■ **COLLECTED MATERIAL**:
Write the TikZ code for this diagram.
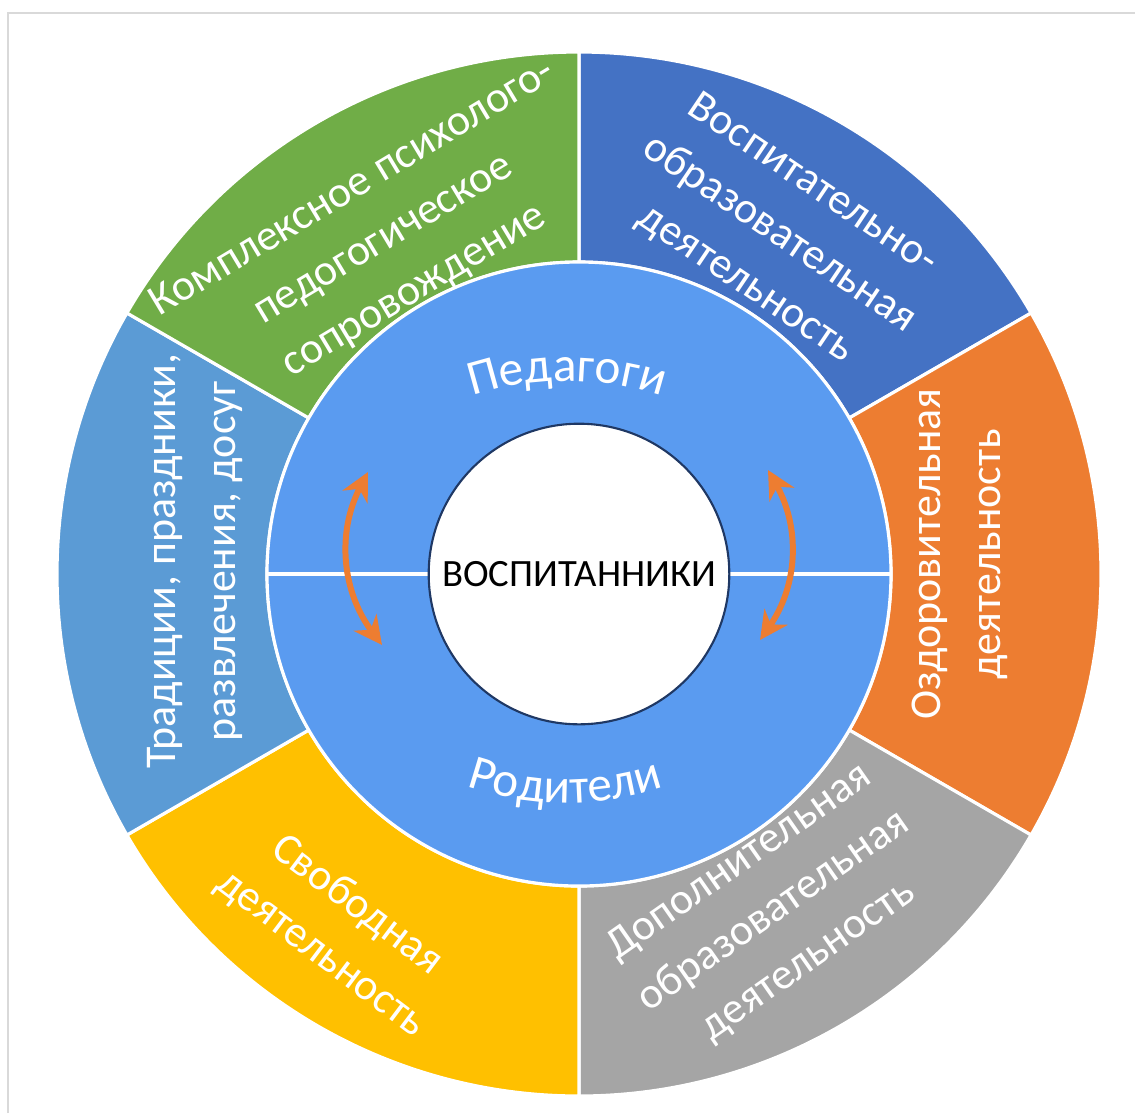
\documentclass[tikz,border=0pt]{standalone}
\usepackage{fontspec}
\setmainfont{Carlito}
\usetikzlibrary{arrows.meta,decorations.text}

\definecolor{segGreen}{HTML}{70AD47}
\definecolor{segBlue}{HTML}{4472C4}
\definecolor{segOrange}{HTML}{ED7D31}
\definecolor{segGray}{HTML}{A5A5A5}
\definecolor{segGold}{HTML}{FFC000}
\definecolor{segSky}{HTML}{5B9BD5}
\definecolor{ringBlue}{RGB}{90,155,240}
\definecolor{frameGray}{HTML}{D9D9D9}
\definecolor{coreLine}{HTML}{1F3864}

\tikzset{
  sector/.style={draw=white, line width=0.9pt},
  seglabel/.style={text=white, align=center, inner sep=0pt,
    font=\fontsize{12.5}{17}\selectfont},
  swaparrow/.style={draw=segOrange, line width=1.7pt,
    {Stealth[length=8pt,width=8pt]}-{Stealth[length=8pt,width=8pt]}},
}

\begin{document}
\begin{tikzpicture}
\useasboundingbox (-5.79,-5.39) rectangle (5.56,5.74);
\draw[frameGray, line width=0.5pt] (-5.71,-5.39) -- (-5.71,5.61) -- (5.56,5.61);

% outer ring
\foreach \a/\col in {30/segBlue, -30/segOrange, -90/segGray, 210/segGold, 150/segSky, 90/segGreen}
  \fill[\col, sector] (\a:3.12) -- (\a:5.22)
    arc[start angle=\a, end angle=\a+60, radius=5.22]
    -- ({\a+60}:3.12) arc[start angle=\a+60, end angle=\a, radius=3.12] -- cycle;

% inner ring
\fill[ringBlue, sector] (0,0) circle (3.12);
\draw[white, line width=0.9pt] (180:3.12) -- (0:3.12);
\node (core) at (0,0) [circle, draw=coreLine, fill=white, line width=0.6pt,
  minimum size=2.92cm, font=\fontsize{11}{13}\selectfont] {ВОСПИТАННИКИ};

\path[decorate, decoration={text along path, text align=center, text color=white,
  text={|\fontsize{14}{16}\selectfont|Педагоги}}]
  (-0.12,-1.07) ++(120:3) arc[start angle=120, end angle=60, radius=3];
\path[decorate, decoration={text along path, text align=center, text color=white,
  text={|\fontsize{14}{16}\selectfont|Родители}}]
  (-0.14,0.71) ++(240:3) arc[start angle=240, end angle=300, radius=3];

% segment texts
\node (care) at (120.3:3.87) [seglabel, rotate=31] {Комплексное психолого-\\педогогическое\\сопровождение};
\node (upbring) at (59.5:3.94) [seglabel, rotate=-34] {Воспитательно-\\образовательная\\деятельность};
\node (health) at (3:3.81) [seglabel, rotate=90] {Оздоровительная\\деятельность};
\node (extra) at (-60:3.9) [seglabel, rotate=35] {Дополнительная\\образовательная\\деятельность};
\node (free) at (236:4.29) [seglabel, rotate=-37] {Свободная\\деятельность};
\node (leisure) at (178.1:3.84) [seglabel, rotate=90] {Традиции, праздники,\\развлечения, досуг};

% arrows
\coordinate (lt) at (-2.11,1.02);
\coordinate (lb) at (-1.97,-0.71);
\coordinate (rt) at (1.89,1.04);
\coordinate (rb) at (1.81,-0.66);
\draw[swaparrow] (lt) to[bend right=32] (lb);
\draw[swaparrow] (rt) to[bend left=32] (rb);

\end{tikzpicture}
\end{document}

■ **TASK**:
Take the data above and repeat it exactly, leaving each picture out.

■ **ANSWER TO THE EXERCISE**:
Write the TikZ code for this diagram.
\documentclass[tikz,border=0pt]{standalone}
\usepackage{fontspec}
\setmainfont{Carlito}
\usetikzlibrary{arrows.meta,decorations.text}

\definecolor{segGreen}{HTML}{70AD47}
\definecolor{segBlue}{HTML}{4472C4}
\definecolor{segOrange}{HTML}{ED7D31}
\definecolor{segGray}{HTML}{A5A5A5}
\definecolor{segGold}{HTML}{FFC000}
\definecolor{segSky}{HTML}{5B9BD5}
\definecolor{ringBlue}{RGB}{90,155,240}
\definecolor{frameGray}{HTML}{D9D9D9}
\definecolor{coreLine}{HTML}{1F3864}

\tikzset{
  sector/.style={draw=white, line width=0.9pt},
  seglabel/.style={text=white, align=center, inner sep=0pt,
    font=\fontsize{12.5}{17}\selectfont},
  swaparrow/.style={draw=segOrange, line width=1.7pt,
    {Stealth[length=8pt,width=8pt]}-{Stealth[length=8pt,width=8pt]}},
}

\begin{document}
\begin{tikzpicture}
\useasboundingbox (-5.79,-5.39) rectangle (5.56,5.74);
\draw[frameGray, line width=0.5pt] (-5.71,-5.39) -- (-5.71,5.61) -- (5.56,5.61);

% outer ring
\foreach \a/\col in {30/segBlue, -30/segOrange, -90/segGray, 210/segGold, 150/segSky, 90/segGreen}
  \fill[\col, sector] (\a:3.12) -- (\a:5.22)
    arc[start angle=\a, end angle=\a+60, radius=5.22]
    -- ({\a+60}:3.12) arc[start angle=\a+60, end angle=\a, radius=3.12] -- cycle;

% inner ring
\fill[ringBlue, sector] (0,0) circle (3.12);
\draw[white, line width=0.9pt] (180:3.12) -- (0:3.12);
\node (core) at (0,0) [circle, draw=coreLine, fill=white, line width=0.6pt,
  minimum size=2.92cm, font=\fontsize{11}{13}\selectfont] {ВОСПИТАННИКИ};

\path[decorate, decoration={text along path, text align=center, text color=white,
  text={|\fontsize{14}{16}\selectfont|Педагоги}}]
  (-0.12,-1.07) ++(120:3) arc[start angle=120, end angle=60, radius=3];
\path[decorate, decoration={text along path, text align=center, text color=white,
  text={|\fontsize{14}{16}\selectfont|Родители}}]
  (-0.14,0.71) ++(240:3) arc[start angle=240, end angle=300, radius=3];

% segment texts
\node (care) at (120.3:3.87) [seglabel, rotate=31] {Комплексное психолого-\\педогогическое\\сопровождение};
\node (upbring) at (59.5:3.94) [seglabel, rotate=-34] {Воспитательно-\\образовательная\\деятельность};
\node (health) at (3:3.81) [seglabel, rotate=90] {Оздоровительная\\деятельность};
\node (extra) at (-60:3.9) [seglabel, rotate=35] {Дополнительная\\образовательная\\деятельность};
\node (free) at (236:4.29) [seglabel, rotate=-37] {Свободная\\деятельность};
\node (leisure) at (178.1:3.84) [seglabel, rotate=90] {Традиции, праздники,\\развлечения, досуг};

% arrows
\coordinate (lt) at (-2.11,1.02);
\coordinate (lb) at (-1.97,-0.71);
\coordinate (rt) at (1.89,1.04);
\coordinate (rb) at (1.81,-0.66);
\draw[swaparrow] (lt) to[bend right=32] (lb);
\draw[swaparrow] (rt) to[bend left=32] (rb);

\end{tikzpicture}
\end{document}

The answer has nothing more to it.